Ahead of the US team’s international friendly against Scotland on Friday (3 pm ET, ESPN, UniMas), Klinsmann told media assembled here that U.S. Soccer has actually established something a satellite base in Europe to scout potential players for the future and keep an eye on the ones who will figure into the team’s plans for Brazil next summer.
“Our setup is a bit different to most other countries, and that presents a challenge,” Klinsmann said during a press conference Thursday at Hampden Park. “Our players are spread out across Europe – Italy, Germany, England, France, Scandinavia – so we decided it was worthwhile to build a European office.”
Assistant coach and former Austrian international Andreas Herzog runs the base from Vienna, along with former Bundesliga player and manager Matthias Hamann serving as the chief scout for potential US players.
“We have a lot of young players coming through with dual citizenship, so it was important for us to have a presence here in Europe,” Klinsmann said. “It means that when the players have any issues wherever they play we have our coaching staff instantly on hand. It also means we can closely monitor what is happening in Europe. Martin Vasquez is also linked to the Mexican players in the same way.”
With the MLS playoffs still in full swing, Klinsmann has focused on selecting a heavily Europe-based team for Friday’s game against Scotland and a matchup against Austria next week, with the roster complemented by players whose clubs failed to progress further in the postseason.
“I talked to every player who we were considering from MLS before we selected the squad,” said Klinsmann. “We altered our selection according to which players were still involved in the playoffs.
“It worked out fine in terms of building a deeper roster and it’s one of the main reasons we have tried to deepen the roster over the whole year, so that we can deal with these kind of situations,” he said. “I talked to all the coaches who it would affect and there was no problem there either.”
With the World Cup fast approaching these opportunities cannot be squandered by players on the fringes of the squad, and Klinsmann stressed what his players must do if they are to punch their ticket to Brazil.

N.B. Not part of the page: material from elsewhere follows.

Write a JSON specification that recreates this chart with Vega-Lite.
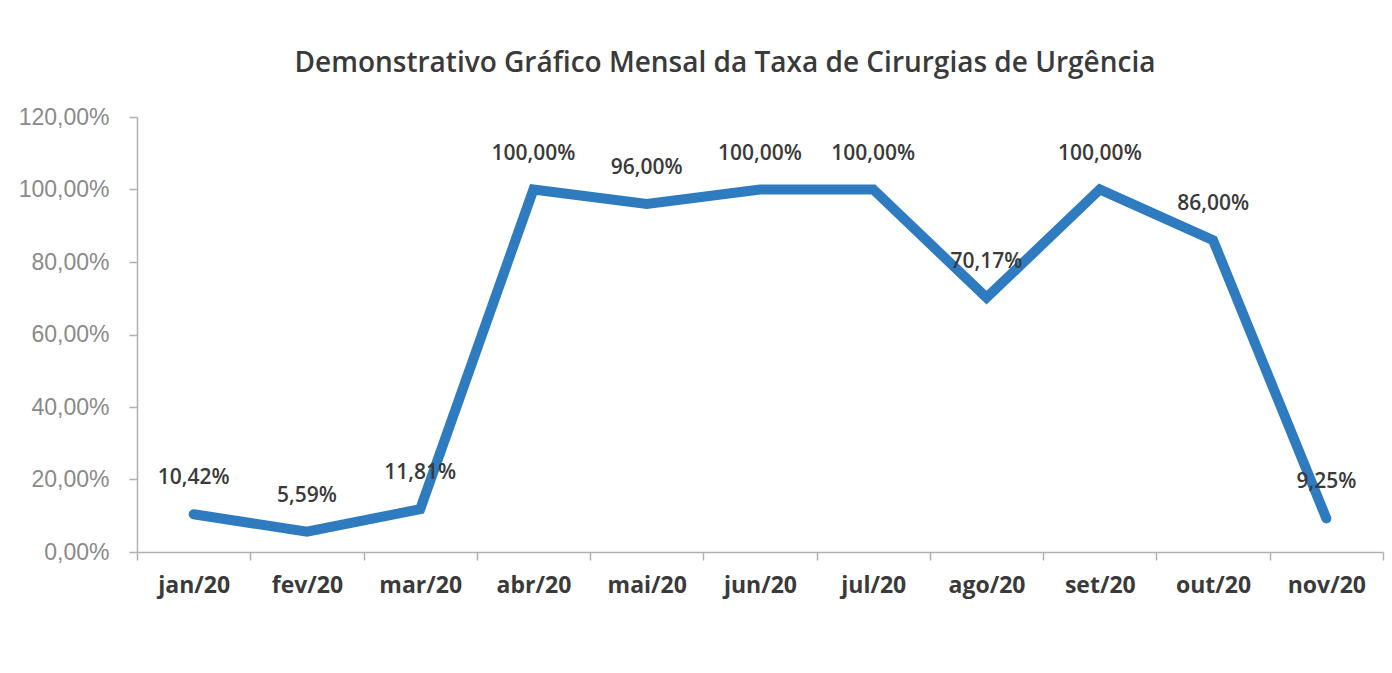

“Players need to be playing week in, week out for their clubs,” he said. “Within the national team environment they only have a few games and a few training sessions to impress, so we need to be watching them every week.
“When we call them into the camp it’s important that they get a feel for the team and the chemistry of the group,” he added. “If they are not ready for the World Cup, then maybe these experiences will get them ready for the Olympics in 2016, which is also important to us.”